Addy Osmani's presentation was a key-note speech covering the latest features added to Chrome Dev tools. I say new features but about half of them would be more accurately described as 'ported' features because they have already existed in previously available plugins or inside the dev tools of Chrome's competitor browsers. I personally was getting fired up by tiny little features like the "Preserve Log" checkbox that will be incredibly useful for measuring performance over a full user session, even though the crowd reacted with silence to this feature.
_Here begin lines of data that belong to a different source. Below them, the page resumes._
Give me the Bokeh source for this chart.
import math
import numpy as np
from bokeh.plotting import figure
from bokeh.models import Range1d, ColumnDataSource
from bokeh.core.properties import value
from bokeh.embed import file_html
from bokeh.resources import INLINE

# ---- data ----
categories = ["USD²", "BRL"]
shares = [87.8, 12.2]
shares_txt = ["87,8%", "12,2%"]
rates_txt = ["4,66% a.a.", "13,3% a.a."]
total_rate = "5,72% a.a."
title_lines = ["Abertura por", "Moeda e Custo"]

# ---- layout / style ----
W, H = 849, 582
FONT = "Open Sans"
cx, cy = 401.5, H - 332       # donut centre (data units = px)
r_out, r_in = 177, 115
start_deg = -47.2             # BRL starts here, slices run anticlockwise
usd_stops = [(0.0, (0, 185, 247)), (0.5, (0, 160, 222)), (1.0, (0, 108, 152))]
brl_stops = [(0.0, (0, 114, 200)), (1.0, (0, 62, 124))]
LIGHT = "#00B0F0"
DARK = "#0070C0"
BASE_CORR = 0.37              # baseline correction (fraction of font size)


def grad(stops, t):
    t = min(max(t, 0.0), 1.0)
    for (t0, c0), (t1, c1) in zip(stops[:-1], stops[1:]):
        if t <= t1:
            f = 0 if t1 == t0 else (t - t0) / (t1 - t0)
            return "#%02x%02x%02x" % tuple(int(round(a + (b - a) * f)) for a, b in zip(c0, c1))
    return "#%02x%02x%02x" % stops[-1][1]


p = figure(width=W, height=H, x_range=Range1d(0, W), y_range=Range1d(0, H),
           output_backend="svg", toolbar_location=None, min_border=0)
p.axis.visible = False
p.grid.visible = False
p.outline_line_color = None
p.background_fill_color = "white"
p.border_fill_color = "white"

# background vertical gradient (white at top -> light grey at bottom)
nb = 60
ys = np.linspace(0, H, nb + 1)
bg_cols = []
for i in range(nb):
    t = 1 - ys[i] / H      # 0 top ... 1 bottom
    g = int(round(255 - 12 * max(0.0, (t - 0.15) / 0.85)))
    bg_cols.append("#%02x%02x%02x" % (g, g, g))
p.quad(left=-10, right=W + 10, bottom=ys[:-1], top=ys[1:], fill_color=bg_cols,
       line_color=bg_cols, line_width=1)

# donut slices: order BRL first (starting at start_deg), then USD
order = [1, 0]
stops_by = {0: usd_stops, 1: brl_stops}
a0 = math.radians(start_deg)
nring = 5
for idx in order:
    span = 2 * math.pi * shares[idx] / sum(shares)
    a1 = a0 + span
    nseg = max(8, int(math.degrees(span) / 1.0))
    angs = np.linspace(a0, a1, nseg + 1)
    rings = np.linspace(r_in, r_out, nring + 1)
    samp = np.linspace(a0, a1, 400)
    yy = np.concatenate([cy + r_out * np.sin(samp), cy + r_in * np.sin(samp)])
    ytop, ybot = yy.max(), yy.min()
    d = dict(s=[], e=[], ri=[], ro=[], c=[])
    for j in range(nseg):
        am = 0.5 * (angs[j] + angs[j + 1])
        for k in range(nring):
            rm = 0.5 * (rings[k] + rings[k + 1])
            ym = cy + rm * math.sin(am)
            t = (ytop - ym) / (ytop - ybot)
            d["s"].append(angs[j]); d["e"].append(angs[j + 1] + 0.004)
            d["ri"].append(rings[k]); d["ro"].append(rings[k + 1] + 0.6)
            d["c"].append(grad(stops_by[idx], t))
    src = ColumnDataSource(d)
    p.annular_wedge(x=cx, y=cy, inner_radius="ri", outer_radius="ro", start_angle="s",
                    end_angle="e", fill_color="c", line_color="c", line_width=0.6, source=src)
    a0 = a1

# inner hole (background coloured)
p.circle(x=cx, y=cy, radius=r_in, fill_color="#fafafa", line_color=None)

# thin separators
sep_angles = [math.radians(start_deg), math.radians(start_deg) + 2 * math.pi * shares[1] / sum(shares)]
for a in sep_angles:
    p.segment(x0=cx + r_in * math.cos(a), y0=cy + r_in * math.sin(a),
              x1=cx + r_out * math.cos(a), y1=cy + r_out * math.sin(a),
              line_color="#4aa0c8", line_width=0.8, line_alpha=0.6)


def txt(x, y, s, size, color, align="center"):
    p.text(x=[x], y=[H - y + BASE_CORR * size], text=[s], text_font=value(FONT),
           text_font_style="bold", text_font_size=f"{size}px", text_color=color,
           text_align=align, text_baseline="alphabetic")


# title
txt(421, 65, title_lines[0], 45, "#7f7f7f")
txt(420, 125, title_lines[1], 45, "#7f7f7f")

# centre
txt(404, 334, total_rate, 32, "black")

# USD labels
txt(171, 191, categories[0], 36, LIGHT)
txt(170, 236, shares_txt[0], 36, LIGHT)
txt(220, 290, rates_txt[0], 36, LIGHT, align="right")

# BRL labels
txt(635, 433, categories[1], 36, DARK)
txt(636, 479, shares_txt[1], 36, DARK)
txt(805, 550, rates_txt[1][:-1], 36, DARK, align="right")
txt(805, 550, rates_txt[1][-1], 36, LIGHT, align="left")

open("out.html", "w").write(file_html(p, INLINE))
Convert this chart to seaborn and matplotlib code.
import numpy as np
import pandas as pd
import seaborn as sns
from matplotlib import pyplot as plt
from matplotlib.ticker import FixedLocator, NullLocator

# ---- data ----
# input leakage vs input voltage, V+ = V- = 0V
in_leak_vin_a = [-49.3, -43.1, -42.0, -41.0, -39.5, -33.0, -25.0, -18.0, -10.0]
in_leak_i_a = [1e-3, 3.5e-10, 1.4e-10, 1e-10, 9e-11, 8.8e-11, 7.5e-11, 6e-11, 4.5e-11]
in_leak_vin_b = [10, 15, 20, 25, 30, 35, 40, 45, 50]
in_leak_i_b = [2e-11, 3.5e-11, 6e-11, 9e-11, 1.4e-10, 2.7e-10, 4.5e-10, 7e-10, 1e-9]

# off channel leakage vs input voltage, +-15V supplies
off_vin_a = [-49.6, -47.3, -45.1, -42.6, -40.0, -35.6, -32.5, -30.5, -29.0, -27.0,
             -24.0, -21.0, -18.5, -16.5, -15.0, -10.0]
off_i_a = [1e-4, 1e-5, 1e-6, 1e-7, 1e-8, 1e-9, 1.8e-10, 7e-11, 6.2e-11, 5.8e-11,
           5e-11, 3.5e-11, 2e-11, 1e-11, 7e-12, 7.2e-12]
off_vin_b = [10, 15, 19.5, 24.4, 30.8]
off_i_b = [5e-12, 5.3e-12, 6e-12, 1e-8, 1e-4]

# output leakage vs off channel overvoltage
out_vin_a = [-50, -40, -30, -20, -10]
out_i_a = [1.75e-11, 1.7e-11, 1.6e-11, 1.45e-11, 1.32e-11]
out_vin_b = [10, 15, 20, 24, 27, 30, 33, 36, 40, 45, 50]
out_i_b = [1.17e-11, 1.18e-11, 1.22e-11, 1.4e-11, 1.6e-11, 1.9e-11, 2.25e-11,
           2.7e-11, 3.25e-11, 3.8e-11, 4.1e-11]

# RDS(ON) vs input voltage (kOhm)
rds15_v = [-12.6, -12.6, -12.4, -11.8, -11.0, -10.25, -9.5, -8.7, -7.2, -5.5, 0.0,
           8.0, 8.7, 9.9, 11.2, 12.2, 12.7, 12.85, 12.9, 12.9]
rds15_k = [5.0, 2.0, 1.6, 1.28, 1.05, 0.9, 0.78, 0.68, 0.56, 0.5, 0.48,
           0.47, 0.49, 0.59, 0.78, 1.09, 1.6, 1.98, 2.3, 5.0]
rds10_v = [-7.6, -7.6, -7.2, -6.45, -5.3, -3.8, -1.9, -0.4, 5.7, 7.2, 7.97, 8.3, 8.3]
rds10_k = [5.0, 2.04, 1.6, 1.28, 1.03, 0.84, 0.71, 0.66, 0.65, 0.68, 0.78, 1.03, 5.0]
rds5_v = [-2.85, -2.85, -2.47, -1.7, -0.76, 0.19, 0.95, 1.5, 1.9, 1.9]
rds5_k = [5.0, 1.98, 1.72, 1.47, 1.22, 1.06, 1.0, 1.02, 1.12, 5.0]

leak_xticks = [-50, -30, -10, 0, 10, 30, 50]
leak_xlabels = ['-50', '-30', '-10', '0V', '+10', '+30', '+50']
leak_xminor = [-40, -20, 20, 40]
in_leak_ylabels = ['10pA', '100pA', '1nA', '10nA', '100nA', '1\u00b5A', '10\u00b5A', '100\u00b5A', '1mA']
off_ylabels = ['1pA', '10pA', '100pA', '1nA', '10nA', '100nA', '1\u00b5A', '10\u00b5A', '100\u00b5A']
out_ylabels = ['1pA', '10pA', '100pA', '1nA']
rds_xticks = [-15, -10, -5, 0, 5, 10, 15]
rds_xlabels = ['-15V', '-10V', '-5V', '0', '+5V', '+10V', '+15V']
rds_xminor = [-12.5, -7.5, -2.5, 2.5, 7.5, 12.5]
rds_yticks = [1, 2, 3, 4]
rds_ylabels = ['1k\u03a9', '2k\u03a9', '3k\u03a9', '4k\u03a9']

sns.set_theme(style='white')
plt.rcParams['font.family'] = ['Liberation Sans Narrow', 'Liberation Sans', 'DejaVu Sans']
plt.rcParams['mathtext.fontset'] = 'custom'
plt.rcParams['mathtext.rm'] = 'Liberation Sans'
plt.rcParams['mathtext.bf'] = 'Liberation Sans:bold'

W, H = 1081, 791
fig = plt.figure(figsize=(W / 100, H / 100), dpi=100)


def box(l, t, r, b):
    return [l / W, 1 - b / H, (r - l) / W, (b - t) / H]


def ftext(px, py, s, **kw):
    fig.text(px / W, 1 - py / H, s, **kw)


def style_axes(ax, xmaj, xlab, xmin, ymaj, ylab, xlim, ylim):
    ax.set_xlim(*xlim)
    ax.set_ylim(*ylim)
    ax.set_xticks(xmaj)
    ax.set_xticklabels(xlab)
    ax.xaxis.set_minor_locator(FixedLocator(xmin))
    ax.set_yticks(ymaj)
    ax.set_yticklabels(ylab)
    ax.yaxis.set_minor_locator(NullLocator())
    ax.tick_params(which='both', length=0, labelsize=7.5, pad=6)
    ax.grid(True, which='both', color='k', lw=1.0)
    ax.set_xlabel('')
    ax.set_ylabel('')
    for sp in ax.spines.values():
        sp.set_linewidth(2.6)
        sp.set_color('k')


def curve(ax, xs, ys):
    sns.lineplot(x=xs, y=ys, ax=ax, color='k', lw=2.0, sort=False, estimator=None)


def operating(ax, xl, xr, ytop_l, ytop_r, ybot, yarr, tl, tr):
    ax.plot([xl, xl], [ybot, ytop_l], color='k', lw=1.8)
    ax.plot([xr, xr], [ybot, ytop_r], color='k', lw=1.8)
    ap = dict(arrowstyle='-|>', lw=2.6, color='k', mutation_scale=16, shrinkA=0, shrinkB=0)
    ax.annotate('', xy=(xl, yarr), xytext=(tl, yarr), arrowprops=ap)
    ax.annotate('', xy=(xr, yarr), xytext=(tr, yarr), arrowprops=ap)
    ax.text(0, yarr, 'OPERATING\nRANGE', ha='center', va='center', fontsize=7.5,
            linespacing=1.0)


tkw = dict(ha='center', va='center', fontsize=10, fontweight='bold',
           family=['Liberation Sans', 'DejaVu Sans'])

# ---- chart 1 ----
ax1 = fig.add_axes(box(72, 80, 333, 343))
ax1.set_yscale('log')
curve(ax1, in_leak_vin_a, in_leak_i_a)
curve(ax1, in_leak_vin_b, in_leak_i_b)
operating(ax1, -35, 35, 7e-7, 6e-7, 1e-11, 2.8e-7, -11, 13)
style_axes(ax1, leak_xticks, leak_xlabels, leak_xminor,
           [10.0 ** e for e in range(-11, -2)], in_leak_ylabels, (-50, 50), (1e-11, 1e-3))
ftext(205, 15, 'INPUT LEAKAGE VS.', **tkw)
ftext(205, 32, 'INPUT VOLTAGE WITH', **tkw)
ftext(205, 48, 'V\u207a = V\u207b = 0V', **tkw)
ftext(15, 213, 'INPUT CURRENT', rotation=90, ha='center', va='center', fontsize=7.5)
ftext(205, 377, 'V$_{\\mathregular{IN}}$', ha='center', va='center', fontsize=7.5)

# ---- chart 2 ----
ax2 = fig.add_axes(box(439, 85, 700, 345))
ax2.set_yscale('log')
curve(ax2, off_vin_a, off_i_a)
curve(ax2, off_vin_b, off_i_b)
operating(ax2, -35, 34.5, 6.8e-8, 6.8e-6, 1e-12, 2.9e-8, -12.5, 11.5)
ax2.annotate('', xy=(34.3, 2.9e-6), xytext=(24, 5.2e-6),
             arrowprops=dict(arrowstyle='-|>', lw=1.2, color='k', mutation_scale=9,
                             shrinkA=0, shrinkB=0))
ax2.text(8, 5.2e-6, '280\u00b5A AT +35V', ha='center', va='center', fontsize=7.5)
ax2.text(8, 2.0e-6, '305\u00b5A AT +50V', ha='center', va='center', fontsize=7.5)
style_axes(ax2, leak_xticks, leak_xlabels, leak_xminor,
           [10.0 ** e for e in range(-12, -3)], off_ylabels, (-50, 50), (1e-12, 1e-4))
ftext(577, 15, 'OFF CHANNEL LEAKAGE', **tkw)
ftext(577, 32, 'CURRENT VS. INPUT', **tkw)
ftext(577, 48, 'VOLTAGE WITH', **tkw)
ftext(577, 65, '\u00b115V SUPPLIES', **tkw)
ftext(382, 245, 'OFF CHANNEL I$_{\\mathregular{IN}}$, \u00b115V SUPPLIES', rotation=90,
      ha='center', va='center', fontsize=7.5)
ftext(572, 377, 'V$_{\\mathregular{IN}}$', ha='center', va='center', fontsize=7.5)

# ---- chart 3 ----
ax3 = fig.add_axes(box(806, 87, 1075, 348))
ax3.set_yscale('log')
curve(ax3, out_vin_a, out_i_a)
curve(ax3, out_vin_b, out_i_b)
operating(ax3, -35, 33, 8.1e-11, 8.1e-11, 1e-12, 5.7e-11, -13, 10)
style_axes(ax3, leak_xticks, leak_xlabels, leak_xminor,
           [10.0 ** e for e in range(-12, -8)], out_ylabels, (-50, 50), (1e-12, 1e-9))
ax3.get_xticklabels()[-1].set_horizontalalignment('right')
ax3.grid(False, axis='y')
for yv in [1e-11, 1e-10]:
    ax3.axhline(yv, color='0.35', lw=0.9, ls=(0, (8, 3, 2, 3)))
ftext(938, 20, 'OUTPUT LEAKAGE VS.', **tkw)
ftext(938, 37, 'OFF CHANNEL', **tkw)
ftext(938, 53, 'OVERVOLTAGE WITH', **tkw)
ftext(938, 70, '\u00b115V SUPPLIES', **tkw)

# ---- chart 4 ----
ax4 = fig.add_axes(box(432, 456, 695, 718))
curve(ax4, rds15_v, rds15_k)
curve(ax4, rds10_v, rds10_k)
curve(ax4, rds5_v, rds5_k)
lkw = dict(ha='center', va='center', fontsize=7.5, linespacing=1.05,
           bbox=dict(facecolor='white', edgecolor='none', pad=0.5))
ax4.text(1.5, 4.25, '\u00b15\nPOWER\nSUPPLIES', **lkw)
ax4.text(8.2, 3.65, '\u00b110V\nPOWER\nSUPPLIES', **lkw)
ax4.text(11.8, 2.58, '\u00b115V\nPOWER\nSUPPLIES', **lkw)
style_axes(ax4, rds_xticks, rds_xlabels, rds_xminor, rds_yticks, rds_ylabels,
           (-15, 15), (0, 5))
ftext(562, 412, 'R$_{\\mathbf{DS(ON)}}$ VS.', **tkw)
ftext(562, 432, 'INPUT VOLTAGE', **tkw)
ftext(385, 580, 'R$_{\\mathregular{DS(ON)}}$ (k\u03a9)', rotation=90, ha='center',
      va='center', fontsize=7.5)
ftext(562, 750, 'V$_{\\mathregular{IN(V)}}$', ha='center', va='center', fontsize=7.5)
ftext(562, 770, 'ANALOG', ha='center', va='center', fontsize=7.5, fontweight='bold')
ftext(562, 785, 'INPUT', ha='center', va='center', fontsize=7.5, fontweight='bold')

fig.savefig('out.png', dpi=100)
A bizarre experience on the other hand, was hearing the crowd around me go wild when he demo'd the new interactive 3D DOM viewer, which is an exact copy of the one that has been built into FireFox since 2012. Hearing the audience react with awe to something that they could have discovered 36 months ago with just a little exploring gave me the same shudder that I get watching a blinkered fanboy, desperately trying to gain the approval of a stranger by showing off their shiny new Apple product, yet when questioned, failing to provide examples of how they may actually apply the new features in their everyday lives. But that was just one small moment that stuck with me, on the whole it was a slick professional talk full of useful tips that shows Google Chrome Dev tools continue to blaze the trail for the industry, even if they do (and they clearly do) use the "Most Downloaded Extensions" statistics as inspiration when cooking up features 🙂

 

Andy Hume

Andy made me understand something which I am angry at myself to have not worked out on my own. We don't provide non-Javascript fallbacks (graceful degradation) for users who might have a browser that doesn't support Javascript. Of course we don't, when was the last time you came across a browser that didn't?! We provide them because .js script files are downloaded as a separate asset and if your train goes under a tunnel at the wrong moment then you, with your box-fresh iPhone 6, are now using a non-Javascript browser. *slaps head* this makes so much sense, think about progressive enhancement at waterfall level, not just browser evolution level.  I feel inspired an angry at the same time, is there an emotion for that? There should be!

 

Mark Otto @mdo

Mark Otto is the bloke who wrote a lot of Bootstrap and hearing him speak about CSS was refreshing because he justified, in few words, things that I have felt at an instinctual level for a while but have struggled to explain why. For example, why I didn't share my colleagues enthusiasm for the use of pre-processors, despite all the tech-bullies at the hack nights menacingly waving their clenched fists at me when they discover I'm not using one. Why I like to put things in a certain order and how Mark has formalised the same preference to become a team standard. Why I make class names a little longer, despite the optimisation nazis forcing propaganda posters in my face with a sad illustration of a poor user, waiting for their dialup connection to fetch those extra 4 characters that make the difference between my colleagues immediately understanding my code, or having no frickin' clue what "bhvdi" might stand for!

 

All in all, my experience of jQuery UK can be summarised as making me feel senior.  I understood the vast majority of what was said, and I disagreed with a healthy number of points based on my experience. Hearing very important people in the tech industry speak to an audience of 800 and introduce concepts which I have conceived independently, through my own practice, was validating to say the least.